The panel was sponsored by Cadent and right-leaning think tank Bright Blue.
Dr Ballance, who described himself as “a passionate environmentalist”, also cast doubt on heat pumps, citing a study by trade association the Energy Utilities Alliance which he claimed “shows that heat pumps are unlikely to work in properties of around 37 to 50 percent, so a good chunk of properties”, adding that “heat pumps have very high up front costs”.
Dr Ballance also argued that “blue hydrogen” – which is made using natural gas in a process that involves capturing the methane’s carbon dioxide emissions – would be “hugely important for decarbonisation” as power generators made the long term switch to “green hydrogen”, which is made using solar and wind.
However, when asked by DeSmog, he was unable to say when Cadent’s grid would be wholly powered by green hydrogen, adding: “It’s really difficult to give you a date”.
Blue Hydrogen and ‘Blended’ Boilers
Speaking on a panel titled “What do we need to do to make hydrogen a reality?”, Hydrogen UK CEO Clare Jackson called for speedy investment in hydrogen, urging industry and government not to “take our foot off the gas”.
The panel was hosted by the industry-funded Hydrogen APPG. When DeSmog asked Ms Jackson why investment in fossil-fuel produced blue hydrogen made sense given the urgent need to slash carbon pollution, her answer was that “it’s not really about the production, I think it’s purely about emissions”.
The government’s low carbon hydrogen standard means “only hydrogen that meets that emissions standards and is done well will be able to play a part in our low carbon economy”, she said. “I think that’s probably the best technology agnostic way of ensuring that the hydrogen that we’re using is genuinely low carbon”.
Panelist Melanie Taylor, head of stakeholder relations at Northern Gas Networks, praised trials of “hydrogen blend” boilers, because the technology “doesn’t require anybody to make any changes in the home”.

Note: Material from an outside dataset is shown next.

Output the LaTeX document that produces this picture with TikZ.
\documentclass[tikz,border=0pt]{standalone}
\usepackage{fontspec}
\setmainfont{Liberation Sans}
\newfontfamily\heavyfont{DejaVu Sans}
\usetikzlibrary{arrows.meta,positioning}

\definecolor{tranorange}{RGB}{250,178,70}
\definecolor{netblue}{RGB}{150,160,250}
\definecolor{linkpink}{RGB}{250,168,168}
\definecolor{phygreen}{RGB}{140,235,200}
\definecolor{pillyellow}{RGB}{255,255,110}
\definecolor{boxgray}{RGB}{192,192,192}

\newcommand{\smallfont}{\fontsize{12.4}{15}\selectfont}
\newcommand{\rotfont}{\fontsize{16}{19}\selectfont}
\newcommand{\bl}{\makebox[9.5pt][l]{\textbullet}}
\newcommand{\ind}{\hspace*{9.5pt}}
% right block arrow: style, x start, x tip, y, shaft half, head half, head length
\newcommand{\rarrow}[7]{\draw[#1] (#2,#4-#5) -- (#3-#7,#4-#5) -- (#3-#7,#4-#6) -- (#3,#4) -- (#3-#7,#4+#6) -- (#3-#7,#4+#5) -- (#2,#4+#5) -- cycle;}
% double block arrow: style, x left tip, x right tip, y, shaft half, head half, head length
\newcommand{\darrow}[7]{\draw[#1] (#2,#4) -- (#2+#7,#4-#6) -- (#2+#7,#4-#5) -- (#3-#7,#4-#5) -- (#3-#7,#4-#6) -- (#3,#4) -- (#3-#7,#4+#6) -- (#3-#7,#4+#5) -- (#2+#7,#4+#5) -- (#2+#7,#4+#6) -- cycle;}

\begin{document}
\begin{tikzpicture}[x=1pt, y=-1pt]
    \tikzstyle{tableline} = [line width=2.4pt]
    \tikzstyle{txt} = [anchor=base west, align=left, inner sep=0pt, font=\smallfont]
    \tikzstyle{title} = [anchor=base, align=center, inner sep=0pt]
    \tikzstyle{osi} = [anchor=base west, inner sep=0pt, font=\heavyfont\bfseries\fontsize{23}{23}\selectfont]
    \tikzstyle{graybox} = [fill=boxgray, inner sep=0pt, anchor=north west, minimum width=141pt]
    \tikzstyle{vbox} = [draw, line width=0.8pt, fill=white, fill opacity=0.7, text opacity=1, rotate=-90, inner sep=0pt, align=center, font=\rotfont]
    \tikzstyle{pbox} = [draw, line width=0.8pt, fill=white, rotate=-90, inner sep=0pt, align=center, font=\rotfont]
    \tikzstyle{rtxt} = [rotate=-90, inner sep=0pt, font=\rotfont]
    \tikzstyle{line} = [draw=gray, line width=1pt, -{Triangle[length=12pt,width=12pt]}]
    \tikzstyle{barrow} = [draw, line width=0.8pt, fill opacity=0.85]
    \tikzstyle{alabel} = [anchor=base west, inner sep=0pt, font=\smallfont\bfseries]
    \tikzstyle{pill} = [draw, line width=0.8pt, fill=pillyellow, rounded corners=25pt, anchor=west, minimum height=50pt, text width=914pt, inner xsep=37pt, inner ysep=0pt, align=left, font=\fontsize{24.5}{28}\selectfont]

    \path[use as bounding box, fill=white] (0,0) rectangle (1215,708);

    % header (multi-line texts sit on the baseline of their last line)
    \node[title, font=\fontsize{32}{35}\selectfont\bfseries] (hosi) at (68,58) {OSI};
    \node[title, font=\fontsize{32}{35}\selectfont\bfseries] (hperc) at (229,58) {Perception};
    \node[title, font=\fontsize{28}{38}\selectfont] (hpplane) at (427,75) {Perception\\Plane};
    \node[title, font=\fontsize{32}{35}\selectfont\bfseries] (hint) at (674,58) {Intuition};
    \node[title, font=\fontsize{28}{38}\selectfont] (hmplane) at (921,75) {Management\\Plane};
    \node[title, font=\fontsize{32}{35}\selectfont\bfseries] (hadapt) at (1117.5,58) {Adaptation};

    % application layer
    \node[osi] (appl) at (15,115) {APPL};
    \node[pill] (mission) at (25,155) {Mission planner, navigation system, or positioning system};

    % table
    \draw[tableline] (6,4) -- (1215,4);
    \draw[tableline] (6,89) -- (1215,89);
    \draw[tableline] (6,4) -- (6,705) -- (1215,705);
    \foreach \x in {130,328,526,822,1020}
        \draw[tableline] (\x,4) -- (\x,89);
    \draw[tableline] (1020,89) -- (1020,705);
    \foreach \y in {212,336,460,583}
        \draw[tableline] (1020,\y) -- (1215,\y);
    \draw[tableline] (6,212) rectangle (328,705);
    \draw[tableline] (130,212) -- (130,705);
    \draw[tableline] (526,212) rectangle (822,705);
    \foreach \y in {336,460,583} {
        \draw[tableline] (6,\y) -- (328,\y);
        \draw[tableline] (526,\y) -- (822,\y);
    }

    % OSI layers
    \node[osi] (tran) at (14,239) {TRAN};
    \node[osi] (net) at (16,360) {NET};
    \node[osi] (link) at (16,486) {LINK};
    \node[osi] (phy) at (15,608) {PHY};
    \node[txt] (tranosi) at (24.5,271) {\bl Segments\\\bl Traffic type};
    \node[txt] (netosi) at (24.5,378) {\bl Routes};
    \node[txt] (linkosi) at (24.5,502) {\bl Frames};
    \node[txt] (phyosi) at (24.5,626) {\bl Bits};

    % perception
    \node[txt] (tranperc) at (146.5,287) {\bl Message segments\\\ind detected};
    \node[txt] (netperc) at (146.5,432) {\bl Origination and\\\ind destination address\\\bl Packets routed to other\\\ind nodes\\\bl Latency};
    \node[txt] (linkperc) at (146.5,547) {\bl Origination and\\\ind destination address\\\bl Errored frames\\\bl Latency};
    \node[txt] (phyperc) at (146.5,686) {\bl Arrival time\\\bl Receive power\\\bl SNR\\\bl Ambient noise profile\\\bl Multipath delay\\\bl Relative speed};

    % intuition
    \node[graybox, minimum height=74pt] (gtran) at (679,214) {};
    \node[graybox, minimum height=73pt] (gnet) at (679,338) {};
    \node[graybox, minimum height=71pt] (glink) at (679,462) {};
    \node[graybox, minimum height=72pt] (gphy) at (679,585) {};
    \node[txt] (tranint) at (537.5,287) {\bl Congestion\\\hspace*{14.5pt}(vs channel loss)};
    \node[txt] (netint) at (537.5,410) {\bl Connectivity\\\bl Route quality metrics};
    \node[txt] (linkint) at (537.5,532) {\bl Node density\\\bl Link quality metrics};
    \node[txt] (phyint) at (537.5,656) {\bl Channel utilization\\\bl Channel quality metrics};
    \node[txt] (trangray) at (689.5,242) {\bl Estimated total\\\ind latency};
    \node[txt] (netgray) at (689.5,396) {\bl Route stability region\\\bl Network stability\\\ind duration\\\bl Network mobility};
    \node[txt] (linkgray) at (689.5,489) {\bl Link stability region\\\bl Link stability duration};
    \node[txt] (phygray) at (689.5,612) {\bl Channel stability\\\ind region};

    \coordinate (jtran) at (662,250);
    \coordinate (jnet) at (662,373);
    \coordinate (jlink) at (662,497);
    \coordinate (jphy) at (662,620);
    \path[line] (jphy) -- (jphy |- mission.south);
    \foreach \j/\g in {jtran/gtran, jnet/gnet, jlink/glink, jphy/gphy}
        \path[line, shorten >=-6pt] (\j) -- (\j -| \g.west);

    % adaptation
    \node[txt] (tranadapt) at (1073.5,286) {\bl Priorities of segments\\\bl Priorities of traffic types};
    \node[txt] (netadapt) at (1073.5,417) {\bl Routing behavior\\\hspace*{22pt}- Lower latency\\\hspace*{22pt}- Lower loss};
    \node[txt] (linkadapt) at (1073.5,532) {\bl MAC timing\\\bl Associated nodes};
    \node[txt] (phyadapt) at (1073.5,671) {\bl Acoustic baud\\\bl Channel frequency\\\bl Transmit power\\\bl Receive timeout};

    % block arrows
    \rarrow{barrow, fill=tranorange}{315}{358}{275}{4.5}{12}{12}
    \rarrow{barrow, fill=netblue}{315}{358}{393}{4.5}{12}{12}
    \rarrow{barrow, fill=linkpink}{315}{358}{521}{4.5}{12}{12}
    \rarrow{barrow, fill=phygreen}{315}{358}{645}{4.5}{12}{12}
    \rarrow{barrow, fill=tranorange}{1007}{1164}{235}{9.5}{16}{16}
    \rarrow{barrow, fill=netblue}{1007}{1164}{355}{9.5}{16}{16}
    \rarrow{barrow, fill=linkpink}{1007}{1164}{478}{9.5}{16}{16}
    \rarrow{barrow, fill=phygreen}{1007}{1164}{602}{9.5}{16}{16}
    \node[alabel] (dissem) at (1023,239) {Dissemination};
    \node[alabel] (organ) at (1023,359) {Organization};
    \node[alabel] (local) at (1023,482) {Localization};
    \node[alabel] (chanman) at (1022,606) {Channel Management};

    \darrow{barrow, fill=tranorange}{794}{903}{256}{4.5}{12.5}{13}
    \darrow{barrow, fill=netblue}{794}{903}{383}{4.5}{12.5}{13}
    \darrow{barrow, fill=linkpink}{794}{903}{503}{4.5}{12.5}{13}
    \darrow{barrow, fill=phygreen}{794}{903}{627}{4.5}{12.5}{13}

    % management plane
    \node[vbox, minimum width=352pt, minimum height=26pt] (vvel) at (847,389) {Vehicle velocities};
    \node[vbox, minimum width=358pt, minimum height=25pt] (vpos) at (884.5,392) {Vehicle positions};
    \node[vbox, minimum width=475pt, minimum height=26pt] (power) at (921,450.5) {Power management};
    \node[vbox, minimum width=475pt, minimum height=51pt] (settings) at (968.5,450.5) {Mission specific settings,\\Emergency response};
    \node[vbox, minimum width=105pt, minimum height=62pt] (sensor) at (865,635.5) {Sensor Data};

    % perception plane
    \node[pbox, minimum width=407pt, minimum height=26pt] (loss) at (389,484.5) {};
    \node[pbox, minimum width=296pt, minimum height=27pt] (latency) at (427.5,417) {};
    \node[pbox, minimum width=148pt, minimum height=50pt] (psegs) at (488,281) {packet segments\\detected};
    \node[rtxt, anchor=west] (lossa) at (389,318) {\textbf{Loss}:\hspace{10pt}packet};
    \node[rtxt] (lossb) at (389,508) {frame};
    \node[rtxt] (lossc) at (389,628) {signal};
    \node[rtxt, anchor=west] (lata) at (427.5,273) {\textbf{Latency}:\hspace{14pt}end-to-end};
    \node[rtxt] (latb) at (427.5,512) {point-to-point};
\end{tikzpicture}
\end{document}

Gas companies are keen to promote hydrogen for heating homes because it can be combined with gas and flows through existing gas infrastructure. Hydrogen blend boilers can operate on a fuel mixture of 20 percent hydrogen and 80 percent methane.
When DeSmog pointed out that replacing just a fifth of the fuel’s methane with hydrogen would do little to reduce carbon emissions, she agreed: “Blending isn’t an end point, you’re right. You wouldn’t blend and then say, ‘That’s it, problem solved’.”

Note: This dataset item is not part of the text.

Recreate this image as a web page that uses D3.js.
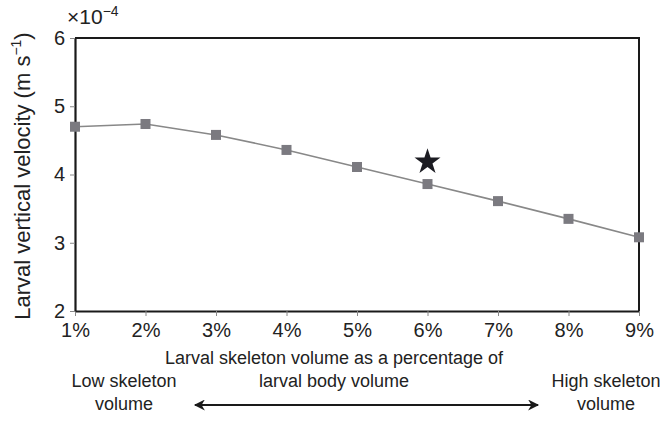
<!DOCTYPE html>
<html>
<head>
<meta charset="utf-8">
<script src="https://cdn.jsdelivr.net/npm/d3@7"></script>
<style>
  body { margin: 0; background: #fff; }
  svg { display: block; font-family: "Liberation Sans", Arial, sans-serif; }
</style>
</head>
<body>
<svg id="chart" width="667" height="422"></svg>
<script>
const percents = [1, 2, 3, 4, 5, 6, 7, 8, 9];
const velocity = [4.70, 4.74, 4.58, 4.36, 4.11, 3.86, 3.61, 3.35, 3.08];
const starPoint = { x: 6, y: 4.20 };
const yTicks = [2, 3, 4, 5, 6];

const margin = { top: 38, right: 28, bottom: 111, left: 75 };
const width = 667 - margin.left - margin.right;
const height = 422 - margin.top - margin.bottom;

const svg = d3.select("#chart");
const g = svg.append("g").attr("transform", `translate(${margin.left},${margin.top})`);

const x = d3.scaleLinear().domain([1, 9]).range([0, width]);
const y = d3.scaleLinear().domain([2, 6]).range([height, 0]);

// frame (top + right)
g.append("path")
  .attr("d", `M0,0H${width}V${height}`)
  .attr("fill", "none")
  .attr("stroke", "#1a1a1a")
  .attr("stroke-width", 2);

const xAxis = g.append("g")
  .attr("transform", `translate(0,${height})`)
  .call(d3.axisBottom(x).tickValues(percents).tickFormat((d) => d + "%").tickSize(5).tickSizeOuter(0));

const yAxis = g.append("g")
  .call(d3.axisLeft(y).tickValues(yTicks).tickFormat(d3.format("d")).tickSize(5).tickSizeOuter(0));

[xAxis, yAxis].forEach((a) => {
  a.attr("font-size", null).attr("font-family", null);
  a.select(".domain").attr("stroke", "#1a1a1a").attr("stroke-width", 2.2);
  a.selectAll(".tick line").attr("stroke", "#888").attr("stroke-width", 1);
  a.selectAll(".tick text")
    .attr("fill", "#222")
    .style("font-size", "20px");
});
xAxis.selectAll(".tick text").attr("dy", "0.9em");
yAxis.selectAll(".tick text").attr("x", -10);

// exponent label
const expo = svg.append("text")
  .attr("x", 67)
  .attr("y", 24)
  .attr("fill", "#222")
  .style("font-size", "21px");
expo.append("tspan").text("×10");
expo.append("tspan").attr("dy", -8).style("font-size", "14px").text("−4");

// line
const line = d3.line()
  .x((d, i) => x(percents[i]))
  .y((d) => y(d));

g.append("path")
  .datum(velocity)
  .attr("d", line)
  .attr("fill", "none")
  .attr("stroke", "#888")
  .attr("stroke-width", 1.6);

g.selectAll(".pt")
  .data(velocity)
  .enter()
  .append("rect")
  .attr("class", "pt")
  .attr("x", (d, i) => x(percents[i]) - 5)
  .attr("y", (d) => y(d) - 5)
  .attr("width", 10)
  .attr("height", 10)
  .attr("fill", "#7b7a80");

g.append("path")
  .attr("d", d3.symbol().type(d3.symbolStar).size(210)())
  .attr("transform", `translate(${x(starPoint.x)},${y(starPoint.y) + 1})`)
  .attr("fill", "#1c1c22");

// y title
svg.append("text")
  .attr("transform", "translate(30,176) rotate(-90)")
  .attr("text-anchor", "middle")
  .attr("fill", "#222")
  .style("font-size", "22px")
  .html('Larval vertical velocity (m s<tspan dy="-9" font-size="14px">−1</tspan><tspan dy="9">)</tspan>');

// x title
const xt = svg.append("text")
  .attr("text-anchor", "middle")
  .attr("fill", "#222")
  .style("font-size", "18px");
xt.append("tspan").attr("x", 334).attr("y", 364).text("Larval skeleton volume as a percentage of");
xt.append("tspan").attr("x", 334).attr("y", 387).text("larval body volume");

const low = svg.append("text").attr("text-anchor", "middle").attr("fill", "#222").style("font-size", "18px");
low.append("tspan").attr("x", 124).attr("y", 387).text("Low skeleton");
low.append("tspan").attr("x", 124).attr("y", 410).text("volume");

const high = svg.append("text").attr("text-anchor", "middle").attr("fill", "#222").style("font-size", "18px");
high.append("tspan").attr("x", 606).attr("y", 387).text("High skeleton");
high.append("tspan").attr("x", 606).attr("y", 410).text("volume");

// double arrow
const defs = svg.append("defs");
defs.append("marker")
  .attr("id", "ah")
  .attr("viewBox", "0 0 10 10")
  .attr("refX", 9)
  .attr("refY", 5)
  .attr("markerWidth", 12)
  .attr("markerHeight", 11)
  .attr("markerUnits", "userSpaceOnUse")
  .attr("orient", "auto-start-reverse")
  .append("path")
  .attr("d", "M0,0 L10,5 L0,10 L3,5 Z")
  .attr("fill", "#1a1a1a");

svg.append("line")
  .attr("x1", 195).attr("x2", 538)
  .attr("y1", 405).attr("y2", 405)
  .attr("stroke", "#1a1a1a")
  .attr("stroke-width", 1.8)
  .attr("marker-start", "url(#ah)")
  .attr("marker-end", "url(#ah)");
</script>
</body>
</html>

‘Not Viable for Home Heating’
Labour shadow minister for Green New Deal and Energy Alan Whitehead, who chaired the panel, followed up Jackson and Taylor’s comments by emphasizing the party’s commitment to clean energy: “I want to make very clear that whether we are on a trajectory which requires some blue to come in – and it has to be blue and not grey – then it’s very much a transition [to an] overwhelmingly green hydrogen process”

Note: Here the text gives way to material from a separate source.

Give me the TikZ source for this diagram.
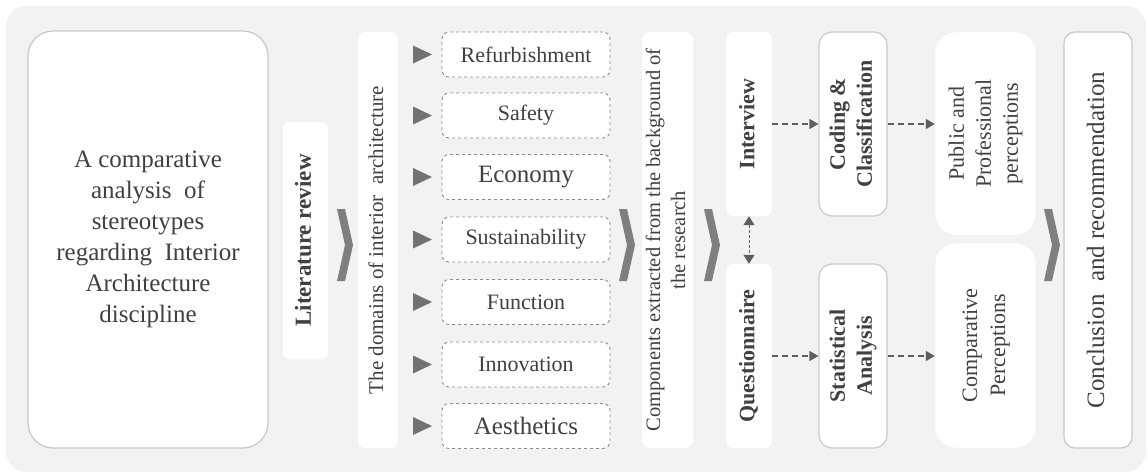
\documentclass[tikz,border=0pt]{standalone}
\usepackage{fontspec}
\setmainfont{Liberation Serif}
\usepackage{xcolor}
\usepackage{graphicx}
\usepackage{tikz}
\usetikzlibrary{arrows.meta}

\definecolor{panel}{HTML}{F2F2F2}
\definecolor{ink}{HTML}{404040}
\definecolor{rim}{HTML}{C8C8C8}
\definecolor{dashgray}{HTML}{8C8C8C}
\definecolor{chev}{HTML}{7F7F7F}
\definecolor{arrowgray}{HTML}{5E5E5E}
\definecolor{bullet}{HTML}{767171}

\newcommand{\uptext}[2]{\rotatebox{90}{#1\selectfont\begin{tabular}{@{}c@{}}#2\end{tabular}}}

\begin{document}
\begin{tikzpicture}[x=1pt,y=-1pt,
  panelbox/.style={fill=white, rounded corners=7pt, inner sep=0pt, text=ink},
  rimbox/.style={panelbox, draw=rim, line width=1.2pt},
  itembox/.style={panelbox, draw=dashgray, dashed, line width=0.9pt, minimum width=168pt, minimum height=45pt},
  dasharrow/.style={draw=arrowgray, line width=1.4pt, dash pattern=on 6pt off 4pt, -{Triangle[length=9pt,width=10pt]}}]
\useasboundingbox (0,0) rectangle (1148,474);
\fill[panel, rounded corners=20pt] (6,6) rectangle (1146,472);

\node[rimbox, rounded corners=25pt, minimum width=240pt, minimum height=417pt, align=center,
  font=\fontsize{25}{31}\selectfont] (topic) at (148,239.5)
  {A comparative\\analysis~ of\\stereotypes\\regarding~ Interior\\Architecture\\discipline};
\node[panelbox, rounded corners=6pt, minimum width=45pt, minimum height=237pt] (review) at (305.5,240.5)
  {\uptext{\fontsize{23}{27}\bfseries}{Literature review}};
\node[panelbox, minimum width=40pt, minimum height=416pt] (domains) at (378,240)
  {\uptext{\fontsize{21}{25}}{The domains of interior~ architecture}};

\foreach \y/\n/\s/\t in {54.5/refurb/22/Refurbishment, 115.5/safety/22/Safety, 177/economy/25/Economy,
  239.5/sustain/22/Sustainability, 302/function/22/Function, 364.5/innov/22/Innovation, 426/aesth/25/Aesthetics}{
  \fill[bullet] (413,\y-9) -- (432,\y) -- (413,\y+9) -- cycle;
  \node[itembox, font=\fontsize{\s}{\s}\selectfont] (\n) at (526,\y) {\t};
}

\node[panelbox, rounded corners=8pt, minimum width=51pt, minimum height=416pt] (components) at (667.5,240)
  {\uptext{\fontsize{20.5}{25}}{Components extracted from the background of\\the research}};
\node[panelbox, minimum width=46pt, minimum height=184pt] (interview) at (749,124)
  {\uptext{\fontsize{22}{27}\bfseries}{Interview}};
\node[panelbox, minimum width=46pt, minimum height=184pt] (quest) at (749,356)
  {\uptext{\fontsize{22}{27}\bfseries}{Questionnaire}};
\node[rimbox, rounded corners=13pt, minimum width=68pt, minimum height=184pt] (coding) at (853,124)
  {\uptext{\fontsize{22}{27}\bfseries}{Coding \&\\Classification}};
\node[rimbox, rounded corners=13pt, minimum width=68pt, minimum height=184pt] (stats) at (853,356)
  {\uptext{\fontsize{22}{27}\bfseries}{Statistical\\Analysis}};
\node[panelbox, draw=black!8, rounded corners=20pt, minimum width=101pt, minimum height=203pt] (public) at (985.5,133.5)
  {\uptext{\fontsize{22}{27}}{Public and\\Professional\\perceptions}};
\node[panelbox, draw=black!8, rounded corners=20pt, minimum width=101pt, minimum height=205pt] (compare) at (985.5,345.5)
  {\uptext{\fontsize{22}{28}}{Comparative\\Perceptions}};
\node[rimbox, rounded corners=11pt, minimum width=68pt, minimum height=416pt] (conclusion) at (1098,240)
  {\uptext{\fontsize{25}{30}}{Conclusion~ and recommendation}};

\foreach \x in {337,619,704,1044}
  \fill[chev] (\x,209) -- (\x+8,209) -- (\x+16,245) -- (\x+8,281) -- (\x,281) -- (\x+8,245) -- cycle;

\draw[dasharrow] (interview) -- (coding);
\draw[dasharrow] (coding.east) -- (coding.east -| public.west);
\draw[dasharrow] (quest) -- (stats);
\draw[dasharrow] (stats.east) -- (stats.east -| compare.west);
\draw[dasharrow, line width=1pt, dash pattern=on 3pt off 2pt,
  {Triangle[length=9pt,width=11pt]}-{Triangle[length=9pt,width=11pt]}] (interview) -- (quest);
\end{tikzpicture}
\end{document}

Grey hydrogen is made using natural gas and does not aim to capture and bury its carbon emissions.
David Cowdrey, director of external affairs at the independent renewable energy charity MCS Charitable Foundation, which commissioned the Cornwall Insight study, told DeSmog: “The evidence from independent researchers and industry experts clearly shows that while there will be a role for green hydrogen in industry and transport, it is not effective or viable for home heating.
“Heat pumps are the most efficient form of home heating, and unlike hydrogen are zero-carbon at the point of use,” he said.“Politicians must not listen to the false claims that hydrogen is a silver bullet for heating our homes.The hydrogen hype cannot be allowed to distract from the immediate and urgent task of insulating the UK’s leaky houses and electrifying our heating [using heat pumps].”
“Hydrogen will have a role to play in reaching net zero,” said E3G’s Juliet Phillips, “but we hope that decision makers are listening to the science and economics – rather than the lobbyists – regarding where it makes sense, and where it doesn’t.”